For examples of good inflation, if the economy is doing well, people have money to spare. They literally don't value $1 as much because they have so many of them, and businesses are able to get away with higher prices. Another example: when you hire a person, you are hiring a person to make them not do anything else. In other words, if in a given population everyone has the necessary education to go into astrophysics, if you want someone to flip burgers for you, you have to pay them a salary high enough that they don't go into astrophysics instead.
The bad reasons for inflation are obvious: Supply drops to lower than demand.
Deflation happens when supply is high but demand is low. Supply being high is good, but if demand is low for a long period of time that generally means something is wrong. Either you predicted demand poorly or customers turned frugal.

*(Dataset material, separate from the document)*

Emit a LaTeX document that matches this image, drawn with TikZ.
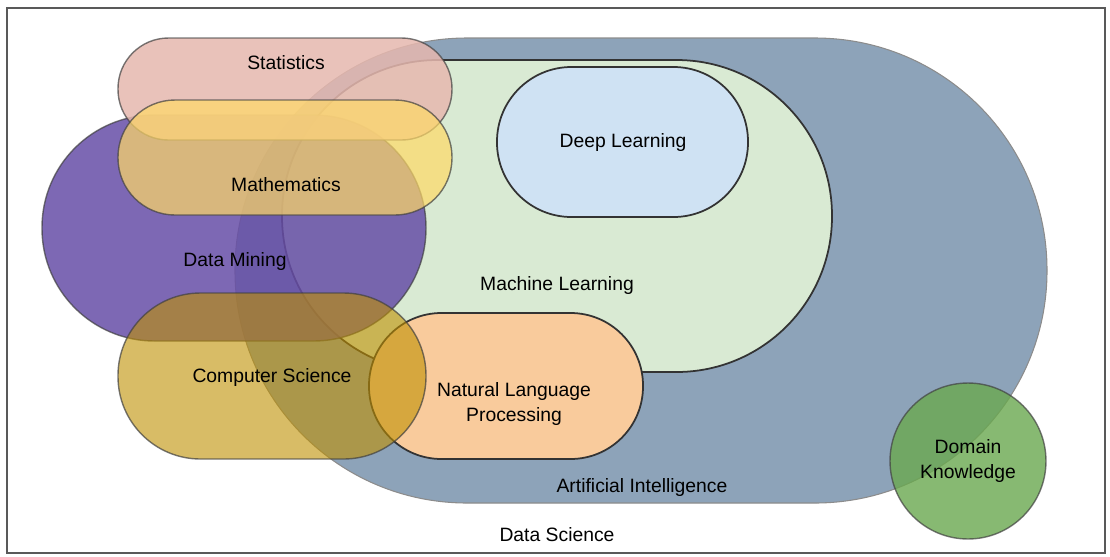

As unintuitive as it may seem, I think you generally always want inflation, but inflation for the good reasons. That should be slow enough that a loaf of bread costing a million dollars would happen, but maybe 10,000 years in the future. You've lived your entire life to where a penny is not really even worth the time it takes to pick up, but it wasn't that way from the beginning. Inflation is bad when your income doesn't keep up with it.
If a loaf of bread ever got to the point where it was a million bucks and you wanted to stop it, the only relatively reasonable way to do that would be a currency exchange. You print some nuBucks, force the economy to use nuBucks after 2 years, but they can trade $1,000 old dollars for 1 nuBuck. That's still a major hassle that most would want to avoid.
You're assuming the money supply is constant, which it isn't. If nothing changes with supply or demand, but the money printer shoots out 10x the number of paper bills, then you're going to have inflation.
We've already had inflation, serious inflation, but due to the way in which is was done, it was mostly confined to asset prices (real estate and stocks). You can argue about supply and demand and building and immigration all you like when it comes to house and land prices, but those things are not applicable when it comes to stocks, and they are also inflated far over the $30 hamburger example.
It's inevitable, but you're right, nobody wants it.